## TASK DESCRIPTION
Reproduce the listing word for word. Skip any image.

## DATASET EXTRACT
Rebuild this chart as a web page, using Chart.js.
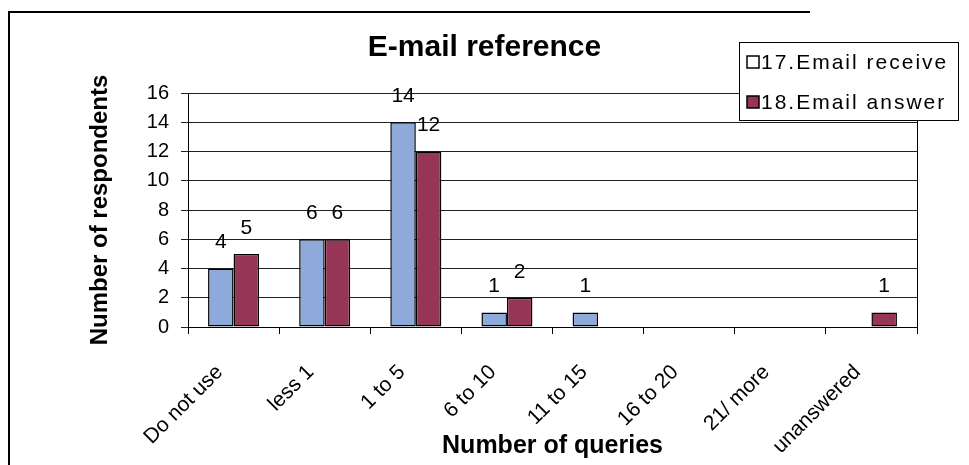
<!DOCTYPE html>
<html>
<head>
<meta charset="utf-8">
<script src="https://cdn.jsdelivr.net/npm/chart.js@4"></script>
<style>
  html, body { margin: 0; padding: 0; background: #fff; }
  #wrap { width: 969px; height: 465px; position: relative; }
</style>
</head>
<body>
<div id="wrap"><canvas id="myChart" width="969" height="465"></canvas></div>
<script>
// datos del grafico
var categorias = ['Do not use', 'less 1', '1 to 5', '6 to 10', '11 to 15', '16 to 20', '21/ more', 'unanswered'];
var emailReceive = [4, 6, 14, 1, 1, 0, 0, 0];
var emailAnswer = [5, 6, 12, 2, 0, 0, 0, 1];
var yTicks = [0, 2, 4, 6, 8, 10, 12, 14, 16];

var fuente = "'Liberation Sans', Arial, sans-serif";
var azul = '#8eaadb';
var granate = '#963656';

// etiquetas de valor encima de las barras
var etiquetas = {
    id: 'etiquetas',
    afterDatasetsDraw: function(chart) {
        var ctx = chart.ctx;
        ctx.save();
        ctx.font = '21px ' + fuente;
        ctx.fillStyle = '#000';
        ctx.textAlign = 'center';
        ctx.textBaseline = 'middle';
        chart.data.datasets.forEach(function(ds, i) {
            chart.getDatasetMeta(i).data.forEach(function(bar, j) {
                if (ds.data[j] > 0) ctx.fillText(ds.data[j], bar.x, bar.y - 26);
            });
        });
        ctx.restore();
    }
};

// marco exterior y leyenda con caja
var marco = {
    id: 'marco',
    afterDraw: function(chart) {
        var ctx = chart.ctx;
        ctx.save();
        ctx.strokeStyle = '#000';
        ctx.lineWidth = 2;
        ctx.beginPath();
        ctx.moveTo(9, 465);
        ctx.lineTo(9, 12);
        ctx.lineTo(810, 12);
        ctx.stroke();

        // leyenda
        ctx.fillStyle = '#fff';
        ctx.fillRect(739, 42, 219, 78);
        ctx.lineWidth = 1;
        ctx.strokeRect(739.5, 42.5, 219, 78);
        var muestras = ['#ffffff', granate];
        ctx.font = '21px ' + fuente;
        ctx.letterSpacing = '2px';
        ctx.textBaseline = 'middle';
        ctx.textAlign = 'left';
        chart.data.datasets.forEach(function(ds, i) {
            var y = 62 + i * 40;
            ctx.fillStyle = muestras[i];
            ctx.fillRect(747, y - 6, 12, 12);
            ctx.strokeStyle = '#000';
            ctx.lineWidth = 1.5;
            ctx.strokeRect(747, y - 6, 12, 12);
            ctx.fillStyle = '#000';
            ctx.fillText(ds.label, 761, y + 1);
        });
        ctx.restore();
    }
};

var ctx = document.getElementById('myChart').getContext('2d');
var myChart = new Chart(ctx, {
    type: 'bar',
    data: {
        labels: categorias,
        datasets: [{
            label: '17.Email receive',
            data: emailReceive,
            backgroundColor: azul,
            borderColor: '#000',
            borderWidth: 1.5,
            borderSkipped: false
        }, {
            label: '18.Email answer',
            data: emailAnswer,
            backgroundColor: granate,
            borderColor: '#000',
            borderWidth: 1.5,
            borderSkipped: false
        }]
    },
    options: {
        responsive: false,
        animation: false,
        layout: { padding: 0 },
        datasets: { bar: { categoryPercentage: 0.56, barPercentage: 1.0 } },
        plugins: {
            legend: { display: false },
            tooltip: { enabled: false },
            title: {
                display: true,
                text: 'E-mail reference',
                color: '#000',
                font: { family: fuente, size: 30, weight: 'bold' },
                padding: { top: 30, bottom: 27 }
            }
        },
        scales: {
            x: {
                afterFit: function(s) { s.height = 138; },
                grid: { drawOnChartArea: false, color: '#000', tickLength: 7 },
                border: { color: '#000', width: 1 },
                ticks: {
                    color: '#000',
                    font: { family: fuente, size: 21 },
                    minRotation: 45,
                    maxRotation: 45,
                    padding: 26,
                    labelOffset: -14
                },
                title: {
                    display: true,
                    text: 'Number of queries',
                    color: '#000',
                    font: { family: fuente, size: 25, weight: 'bold' },
                    padding: { top: 0, bottom: 4 }
                }
            },
            y: {
                min: 0,
                max: 16,
                afterFit: function(s) { s.width = 188; },
                afterBuildTicks: function(s) { s.ticks = yTicks.map(function(v) { return { value: v }; }); },
                grid: { color: '#222', tickLength: 7 },
                border: { color: '#000', width: 1 },
                ticks: {
                    color: '#000',
                    font: { family: fuente, size: 20 },
                    padding: 12
                },
                title: {
                    display: true,
                    text: 'Number of respondents',
                    color: '#000',
                    font: { family: fuente, size: 24, weight: 'bold' },
                    padding: { top: 86, bottom: 0 }
                }
            },
            // eje derecho sin marcas: cierra el area de trazado
            yDer: {
                position: 'right',
                min: 0,
                max: 16,
                afterFit: function(s) { s.width = 52; },
                grid: { drawOnChartArea: false, drawTicks: false },
                border: { color: '#000', width: 1 },
                ticks: { display: false }
            }
        }
    },
    plugins: [etiquetas, marco]
});
</script>
</body>
</html>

## WRITTEN REPLY
Rebuild this chart as a web page, using Chart.js.
<!DOCTYPE html>
<html>
<head>
<meta charset="utf-8">
<script src="https://cdn.jsdelivr.net/npm/chart.js@4"></script>
<style>
  html, body { margin: 0; padding: 0; background: #fff; }
  #wrap { width: 969px; height: 465px; position: relative; }
</style>
</head>
<body>
<div id="wrap"><canvas id="myChart" width="969" height="465"></canvas></div>
<script>
// datos del grafico
var categorias = ['Do not use', 'less 1', '1 to 5', '6 to 10', '11 to 15', '16 to 20', '21/ more', 'unanswered'];
var emailReceive = [4, 6, 14, 1, 1, 0, 0, 0];
var emailAnswer = [5, 6, 12, 2, 0, 0, 0, 1];
var yTicks = [0, 2, 4, 6, 8, 10, 12, 14, 16];

var fuente = "'Liberation Sans', Arial, sans-serif";
var azul = '#8eaadb';
var granate = '#963656';

// etiquetas de valor encima de las barras
var etiquetas = {
    id: 'etiquetas',
    afterDatasetsDraw: function(chart) {
        var ctx = chart.ctx;
        ctx.save();
        ctx.font = '21px ' + fuente;
        ctx.fillStyle = '#000';
        ctx.textAlign = 'center';
        ctx.textBaseline = 'middle';
        chart.data.datasets.forEach(function(ds, i) {
            chart.getDatasetMeta(i).data.forEach(function(bar, j) {
                if (ds.data[j] > 0) ctx.fillText(ds.data[j], bar.x, bar.y - 26);
            });
        });
        ctx.restore();
    }
};

// marco exterior y leyenda con caja
var marco = {
    id: 'marco',
    afterDraw: function(chart) {
        var ctx = chart.ctx;
        ctx.save();
        ctx.strokeStyle = '#000';
        ctx.lineWidth = 2;
        ctx.beginPath();
        ctx.moveTo(9, 465);
        ctx.lineTo(9, 12);
        ctx.lineTo(810, 12);
        ctx.stroke();

        // leyenda
        ctx.fillStyle = '#fff';
        ctx.fillRect(739, 42, 219, 78);
        ctx.lineWidth = 1;
        ctx.strokeRect(739.5, 42.5, 219, 78);
        var muestras = ['#ffffff', granate];
        ctx.font = '21px ' + fuente;
        ctx.letterSpacing = '2px';
        ctx.textBaseline = 'middle';
        ctx.textAlign = 'left';
        chart.data.datasets.forEach(function(ds, i) {
            var y = 62 + i * 40;
            ctx.fillStyle = muestras[i];
            ctx.fillRect(747, y - 6, 12, 12);
            ctx.strokeStyle = '#000';
            ctx.lineWidth = 1.5;
            ctx.strokeRect(747, y - 6, 12, 12);
            ctx.fillStyle = '#000';
            ctx.fillText(ds.label, 761, y + 1);
        });
        ctx.restore();
    }
};

var ctx = document.getElementById('myChart').getContext('2d');
var myChart = new Chart(ctx, {
    type: 'bar',
    data: {
        labels: categorias,
        datasets: [{
            label: '17.Email receive',
            data: emailReceive,
            backgroundColor: azul,
            borderColor: '#000',
            borderWidth: 1.5,
            borderSkipped: false
        }, {
            label: '18.Email answer',
            data: emailAnswer,
            backgroundColor: granate,
            borderColor: '#000',
            borderWidth: 1.5,
            borderSkipped: false
        }]
    },
    options: {
        responsive: false,
        animation: false,
        layout: { padding: 0 },
        datasets: { bar: { categoryPercentage: 0.56, barPercentage: 1.0 } },
        plugins: {
            legend: { display: false },
            tooltip: { enabled: false },
            title: {
                display: true,
                text: 'E-mail reference',
                color: '#000',
                font: { family: fuente, size: 30, weight: 'bold' },
                padding: { top: 30, bottom: 27 }
            }
        },
        scales: {
            x: {
                afterFit: function(s) { s.height = 138; },
                grid: { drawOnChartArea: false, color: '#000', tickLength: 7 },
                border: { color: '#000', width: 1 },
                ticks: {
                    color: '#000',
                    font: { family: fuente, size: 21 },
                    minRotation: 45,
                    maxRotation: 45,
                    padding: 26,
                    labelOffset: -14
                },
                title: {
                    display: true,
                    text: 'Number of queries',
                    color: '#000',
                    font: { family: fuente, size: 25, weight: 'bold' },
                    padding: { top: 0, bottom: 4 }
                }
            },
            y: {
                min: 0,
                max: 16,
                afterFit: function(s) { s.width = 188; },
                afterBuildTicks: function(s) { s.ticks = yTicks.map(function(v) { return { value: v }; }); },
                grid: { color: '#222', tickLength: 7 },
                border: { color: '#000', width: 1 },
                ticks: {
                    color: '#000',
                    font: { family: fuente, size: 20 },
                    padding: 12
                },
                title: {
                    display: true,
                    text: 'Number of respondents',
                    color: '#000',
                    font: { family: fuente, size: 24, weight: 'bold' },
                    padding: { top: 86, bottom: 0 }
                }
            },
            // eje derecho sin marcas: cierra el area de trazado
            yDer: {
                position: 'right',
                min: 0,
                max: 16,
                afterFit: function(s) { s.width = 52; },
                grid: { drawOnChartArea: false, drawTicks: false },
                border: { color: '#000', width: 1 },
                ticks: { display: false }
            }
        }
    },
    plugins: [etiquetas, marco]
});
</script>
</body>
</html>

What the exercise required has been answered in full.